Thomas Isidore Noël Sankara (December 21, 1949 – October 15, - TopicsExpress



          

Thomas Isidore Noël Sankara (December 21, 1949 – October 15, 1987) was a Burkinabé military captain, Marxist revolutionary, pan-Africanist theorist, and President of Burkina Faso from 1983 to 1987.[1][2] He is commonly referred to as Africas Che Guevara.[1][3][4] Sankara seized power in a 1983 popularly supported coup at the age of 33, with the goal of eliminating corruption and the dominance of the former French colonial power.[1][5] He immediately launched one of the most ambitious programmes for social and economic change ever attempted on the African continent.[5] To symbolize this new autonomy and rebirth, he even renamed the country from the French colonial Upper Volta to Burkina Faso (Land of Uncorruptable People).[5] His foreign policies were centered on anti-imperialism, with his government eschewing all foreign aid, pushing for odious debt reduction, nationalizing all land and mineral wealth, and averting the power and influence of the International Monetary Fund (IMF) and World Bank.

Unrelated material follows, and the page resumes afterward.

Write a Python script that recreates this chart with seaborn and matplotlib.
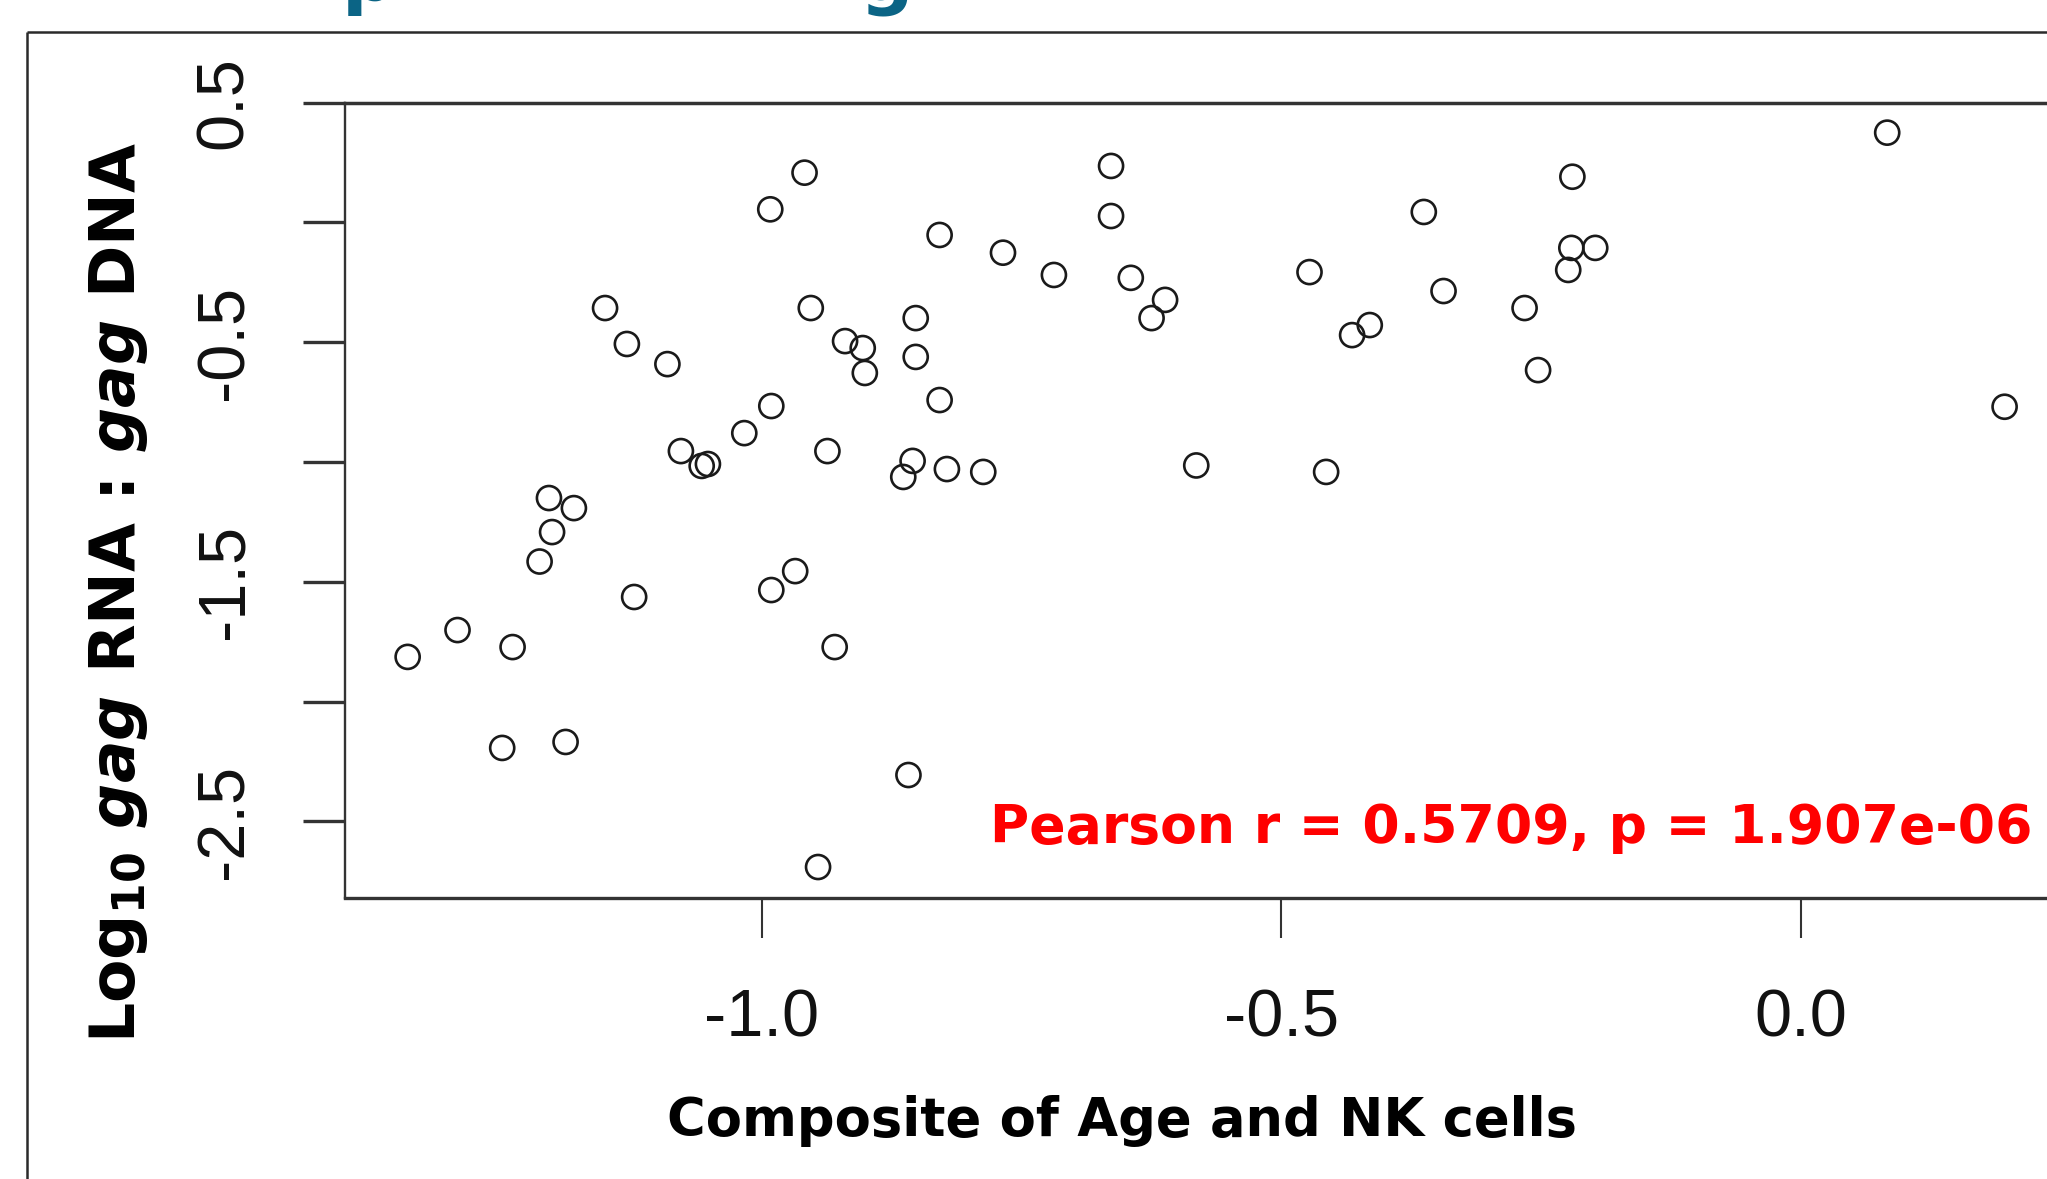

His domestic policies were focused on preventing famine with agrarian self-sufficiency and land reform, prioritizing education with a nation-wide literacy campaign, and promoting public health by vaccinating 2.5 million children against meningitis, yellow fever and measles.[6] Other components of his national agenda included planting over ten million trees to halt the growing desertification of the Sahel, doubling wheat production by redistributing land from feudal landlords to peasants, suspending rural poll taxes and domestic rents, and establishing an ambitious road and rail construction program to tie the nation together.[5] On the localized level Sankara also called on every village to build a medical dispensary and had over 350 communities construct schools with their own labour. Moreover, his commitment to womens rights led him to outlaw female genital mutilation, forced marriages and polygamy, while appointing females to high governmental positions and encouraging them to work outside the home and stay in school even if pregnant.[5]